WHAT YOU SHOULD DO:
Only the lines from the one holding "Emit a Python" through the one holding "import plotly.graph_objects as go" are to be retyped, exactly as they appear, with both boundary lines included.

DATA FOR THE TASK:
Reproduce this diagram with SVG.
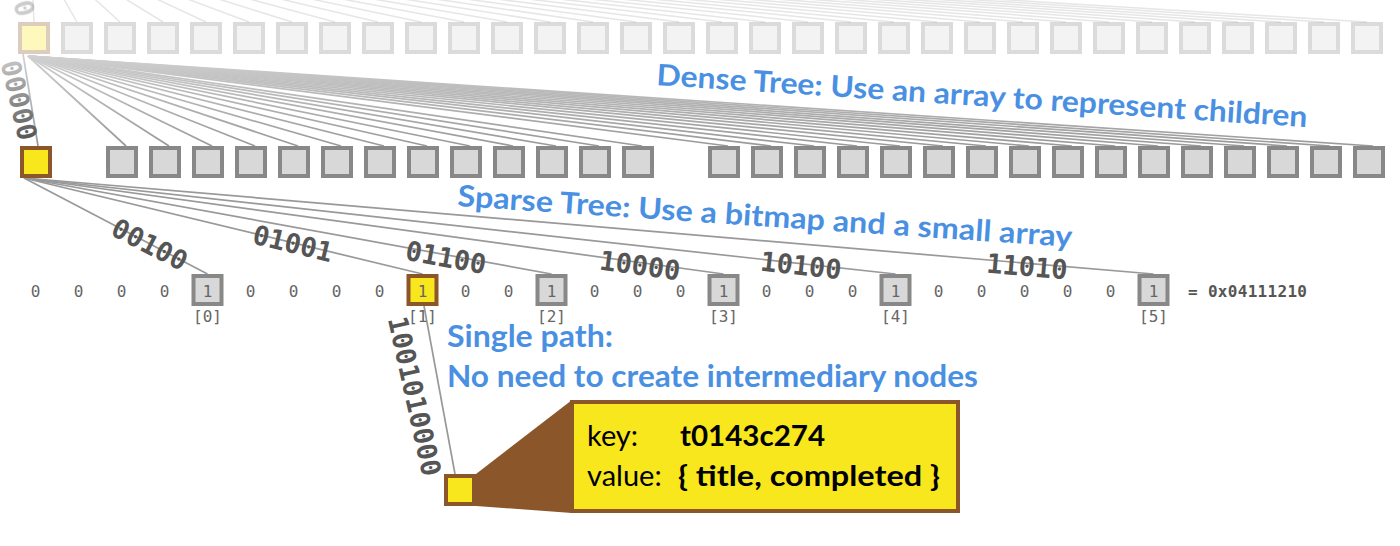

* * *

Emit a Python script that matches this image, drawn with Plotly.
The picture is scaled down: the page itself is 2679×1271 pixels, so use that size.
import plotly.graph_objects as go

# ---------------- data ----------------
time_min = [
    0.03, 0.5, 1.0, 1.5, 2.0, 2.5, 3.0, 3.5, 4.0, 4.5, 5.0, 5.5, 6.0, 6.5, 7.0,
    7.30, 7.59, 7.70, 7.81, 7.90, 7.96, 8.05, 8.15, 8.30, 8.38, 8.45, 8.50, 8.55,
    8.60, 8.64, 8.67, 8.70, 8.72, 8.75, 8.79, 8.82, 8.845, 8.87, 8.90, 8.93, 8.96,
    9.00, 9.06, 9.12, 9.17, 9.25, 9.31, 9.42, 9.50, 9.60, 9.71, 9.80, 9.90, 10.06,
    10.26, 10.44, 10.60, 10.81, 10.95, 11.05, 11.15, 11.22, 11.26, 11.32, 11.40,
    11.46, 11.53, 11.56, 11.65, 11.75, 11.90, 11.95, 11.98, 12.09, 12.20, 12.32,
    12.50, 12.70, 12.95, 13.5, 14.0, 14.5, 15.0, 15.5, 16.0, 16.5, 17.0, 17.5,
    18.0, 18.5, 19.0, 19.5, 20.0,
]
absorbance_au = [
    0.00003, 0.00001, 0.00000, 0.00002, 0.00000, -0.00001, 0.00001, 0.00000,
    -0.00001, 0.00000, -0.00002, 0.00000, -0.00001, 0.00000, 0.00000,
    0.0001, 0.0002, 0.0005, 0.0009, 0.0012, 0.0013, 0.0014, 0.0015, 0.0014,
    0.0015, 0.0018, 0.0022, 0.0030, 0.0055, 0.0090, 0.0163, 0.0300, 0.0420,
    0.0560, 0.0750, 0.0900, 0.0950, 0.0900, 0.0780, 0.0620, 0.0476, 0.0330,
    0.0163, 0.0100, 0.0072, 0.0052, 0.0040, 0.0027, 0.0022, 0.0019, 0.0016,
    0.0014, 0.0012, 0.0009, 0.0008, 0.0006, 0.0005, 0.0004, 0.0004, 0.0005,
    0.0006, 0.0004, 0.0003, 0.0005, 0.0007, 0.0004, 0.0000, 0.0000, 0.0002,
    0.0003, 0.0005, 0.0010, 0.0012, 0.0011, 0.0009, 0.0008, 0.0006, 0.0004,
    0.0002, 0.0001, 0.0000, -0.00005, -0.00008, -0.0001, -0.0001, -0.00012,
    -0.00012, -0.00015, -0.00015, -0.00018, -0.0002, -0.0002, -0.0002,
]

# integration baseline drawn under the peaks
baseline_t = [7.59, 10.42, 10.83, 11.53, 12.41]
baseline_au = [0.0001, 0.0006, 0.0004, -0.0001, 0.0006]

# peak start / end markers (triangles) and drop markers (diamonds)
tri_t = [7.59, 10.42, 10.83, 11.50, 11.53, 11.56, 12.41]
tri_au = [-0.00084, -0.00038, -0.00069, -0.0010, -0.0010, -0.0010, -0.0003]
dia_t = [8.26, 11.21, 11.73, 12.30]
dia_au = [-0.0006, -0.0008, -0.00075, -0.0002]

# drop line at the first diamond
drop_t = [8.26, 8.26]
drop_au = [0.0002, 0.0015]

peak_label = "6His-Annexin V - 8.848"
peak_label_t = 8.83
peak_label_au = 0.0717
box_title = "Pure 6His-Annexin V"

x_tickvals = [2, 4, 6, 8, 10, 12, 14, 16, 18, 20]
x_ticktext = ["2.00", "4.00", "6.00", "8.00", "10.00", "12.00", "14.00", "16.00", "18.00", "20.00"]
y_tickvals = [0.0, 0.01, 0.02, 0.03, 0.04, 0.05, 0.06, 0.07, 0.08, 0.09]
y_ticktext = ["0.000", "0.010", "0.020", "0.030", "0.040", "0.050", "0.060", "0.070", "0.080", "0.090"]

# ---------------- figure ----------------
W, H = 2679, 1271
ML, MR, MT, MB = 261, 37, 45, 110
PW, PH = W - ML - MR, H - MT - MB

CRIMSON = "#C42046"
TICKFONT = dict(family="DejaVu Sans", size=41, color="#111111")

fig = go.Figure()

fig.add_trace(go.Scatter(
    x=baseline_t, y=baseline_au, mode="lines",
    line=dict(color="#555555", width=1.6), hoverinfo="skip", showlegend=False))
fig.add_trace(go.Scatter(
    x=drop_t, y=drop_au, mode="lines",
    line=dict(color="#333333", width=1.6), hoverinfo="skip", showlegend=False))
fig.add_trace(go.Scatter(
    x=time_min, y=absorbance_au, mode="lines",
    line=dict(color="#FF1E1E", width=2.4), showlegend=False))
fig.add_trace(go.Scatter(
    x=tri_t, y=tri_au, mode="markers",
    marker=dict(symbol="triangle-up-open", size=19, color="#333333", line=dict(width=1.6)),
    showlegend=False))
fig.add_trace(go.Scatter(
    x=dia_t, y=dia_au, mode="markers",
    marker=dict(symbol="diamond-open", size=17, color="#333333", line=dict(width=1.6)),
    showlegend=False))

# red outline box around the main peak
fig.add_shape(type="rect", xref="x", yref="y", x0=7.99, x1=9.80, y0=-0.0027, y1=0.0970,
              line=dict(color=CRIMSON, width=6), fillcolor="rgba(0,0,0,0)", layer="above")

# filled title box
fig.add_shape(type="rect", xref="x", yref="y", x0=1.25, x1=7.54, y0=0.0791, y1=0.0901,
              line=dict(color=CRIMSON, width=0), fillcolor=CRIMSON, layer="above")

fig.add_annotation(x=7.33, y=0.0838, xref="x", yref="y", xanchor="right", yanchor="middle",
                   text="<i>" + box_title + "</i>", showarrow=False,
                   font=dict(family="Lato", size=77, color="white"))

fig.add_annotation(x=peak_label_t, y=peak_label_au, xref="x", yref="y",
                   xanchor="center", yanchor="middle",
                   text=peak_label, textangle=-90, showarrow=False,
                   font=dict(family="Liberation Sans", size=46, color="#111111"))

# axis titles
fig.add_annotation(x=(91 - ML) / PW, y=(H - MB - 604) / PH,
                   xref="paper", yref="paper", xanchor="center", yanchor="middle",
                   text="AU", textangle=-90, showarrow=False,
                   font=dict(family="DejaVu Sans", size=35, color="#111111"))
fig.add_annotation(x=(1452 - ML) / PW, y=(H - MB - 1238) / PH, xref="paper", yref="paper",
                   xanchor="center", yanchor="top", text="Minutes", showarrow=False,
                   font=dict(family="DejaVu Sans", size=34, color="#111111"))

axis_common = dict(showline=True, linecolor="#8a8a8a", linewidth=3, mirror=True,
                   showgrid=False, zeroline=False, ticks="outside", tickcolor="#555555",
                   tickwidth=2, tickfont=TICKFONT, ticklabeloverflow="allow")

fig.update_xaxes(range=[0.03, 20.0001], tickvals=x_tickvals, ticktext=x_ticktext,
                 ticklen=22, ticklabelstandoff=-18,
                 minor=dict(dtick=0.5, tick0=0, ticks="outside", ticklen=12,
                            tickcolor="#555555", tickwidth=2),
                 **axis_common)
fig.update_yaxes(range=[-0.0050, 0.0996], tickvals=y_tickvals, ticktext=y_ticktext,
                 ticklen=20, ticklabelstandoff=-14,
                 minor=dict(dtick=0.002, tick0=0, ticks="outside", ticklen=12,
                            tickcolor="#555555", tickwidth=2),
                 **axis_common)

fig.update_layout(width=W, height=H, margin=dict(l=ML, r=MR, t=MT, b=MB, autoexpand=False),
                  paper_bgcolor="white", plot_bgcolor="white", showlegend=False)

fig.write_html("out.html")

THE OUTPUT:
Emit a Python script that matches this image, drawn with Plotly.
The picture is scaled down: the page itself is 2679×1271 pixels, so use that size.
import plotly.graph_objects as go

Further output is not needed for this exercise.